(First published in the Curmudgeon column, The Dominion Post, September 14.)
ACUTE sensitivity disorder has broken out again. In New Zealand, the Muslim community has taken offence at Building Minister Maurice Williamson’s after-dinner jokes. In Australia, meanwhile, Olympic swimmer Stephanie Rice, a triple gold medallist at Beijing, has had a sponsorship deal cancelled by Jaguar because she made an imprudent comment on Twitter using the word “faggots”.
The question surely should be, in such instances, whether there was serious intent to stir up hatred or ill-will. In neither case is that apparent.
Mr Williamson was just being the class clown, as is his wont. His joke – about Muslims being stoned after committing adultery while New Zealanders committed adultery after getting stoned – was in questionable taste, but that’s all.
As for Rice, her grammatically challenged tweet, “Suck on that faggots”, following the Wallabies’ win over the Springboks, seemed merely puerile and impetuous – the product of an immature mind rather than a calculated slur intended to incite ill-feeling against homosexuals. It doesn’t even make sense. What’s the bet she had been drinking?
The main lesson to be taken from Rice’s misfortune, and that of countless other not-very-bright celebrities before her, is that Twitter, the very name of which implies empty-headedness, is dangerous as well as pointless.
* * *
MY HEART goes out to the parents of the little boy who was killed by a reversing vehicle in a South Auckland driveway last week, but the question has to be asked: when are people going to learn?
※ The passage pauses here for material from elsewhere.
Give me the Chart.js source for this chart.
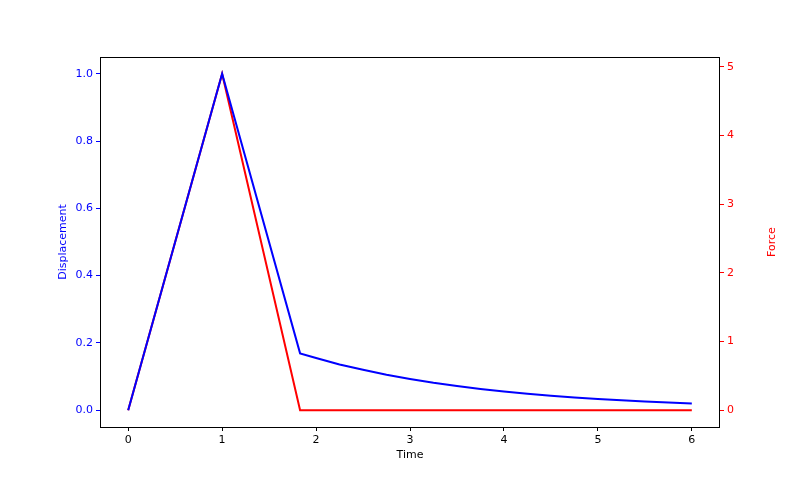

Toddlers and driveways are bad combinations. They are even more lethal when the next-door neighbour’s vehicle is a big four-wheel-drive (as in this case) with poor rear visibility. Anyone who drives an SUV has to be almost obsessively cautious when reversing, especially if there are children in the neighbourhood.
What other lessons can be learned from this tragedy? One is that little kids move fast – a point brought home by the sad death of Lucas Ward, who drowned in Gisborne’s Waimata River while his grandmother was momentarily distracted.
In the case of 18-month-old Sirj-Michaels Siaea, of Otara, who was killed under the wheels of the neighbour’s Land Cruiser, his mother was reportedly having a cigarette with her partner nearby when it happened.
The newspaper account said the little boy was too young to understand the dangers of playing in driveways. Of course he was; that’s why children need adults to protect them.
I wonder if the coroner will say anything about this. It might sound heartless, but too many small children die because the adults responsible for them seem to lack any awareness of how quickly an everyday situation can turn to tragedy.
* * *
FOR AS long as most of us can remember, there has been a clear differentiation between TV One and TV2.
TV One was the channel for the more mature (and, dare I say it, discerning) viewer. It was where TVNZ chose to show its serious drama and current affairs programmes. TV2, on the other hand, was pitched at a younger audience and was largely about fun and frivolity.
But without any public pronouncements, or at least none that I’m aware of, the state broadcaster appears to have abandoned this long-standing policy. Look at the programme schedules now, and it’s virtually impossible to detect any difference between the offerings on TV One and TV2. Most nights they are an interchangeable selection of crass pseudo-reality shows and formulaic American crime dramas.
My question is this: when will the government abandon the pretence that the taxpayer has any interest in owning a broadcaster that goes for the lowest common denominator and doesn’t even pay lip service to the public service values that were once its raison d’etre?
The government might as well own a chain of sex shops or fast-food outlets. TVNZ has become an embarrassment and should be knocked off to the highest bidder without delay.
* * *
CHRIS CARTER was right about one thing: as things stand, Phil Goff looks as if he’s merely keeping the seat warm for whoever will be the next Labour Party leader.
Mr Goff is a decent, personable man. He was an effective and respected cabinet minister. But he has never looked convincing as leader. His minimal impact in the role shows there’s a big leap from being a capable team player to running the show.
Part of the problem is that as leader, he is under much closer public scrutiny than ever before. He has not responded well to that scrutiny, often looking awkward and self-conscious. His media trainers appear to have advised him to be warm and sympathetic, but often the result is that he looks wishy-washy and ineffectual.
My advice would be to stop trying so hard and be himself. Otherwise he risks becoming the embodiment of the Peter Principle, which holds that employees in an organisation rise to their level of incompetence – in other words, they keep advancing through the hierarchy until eventually they find themselves in a job that’s beyond them.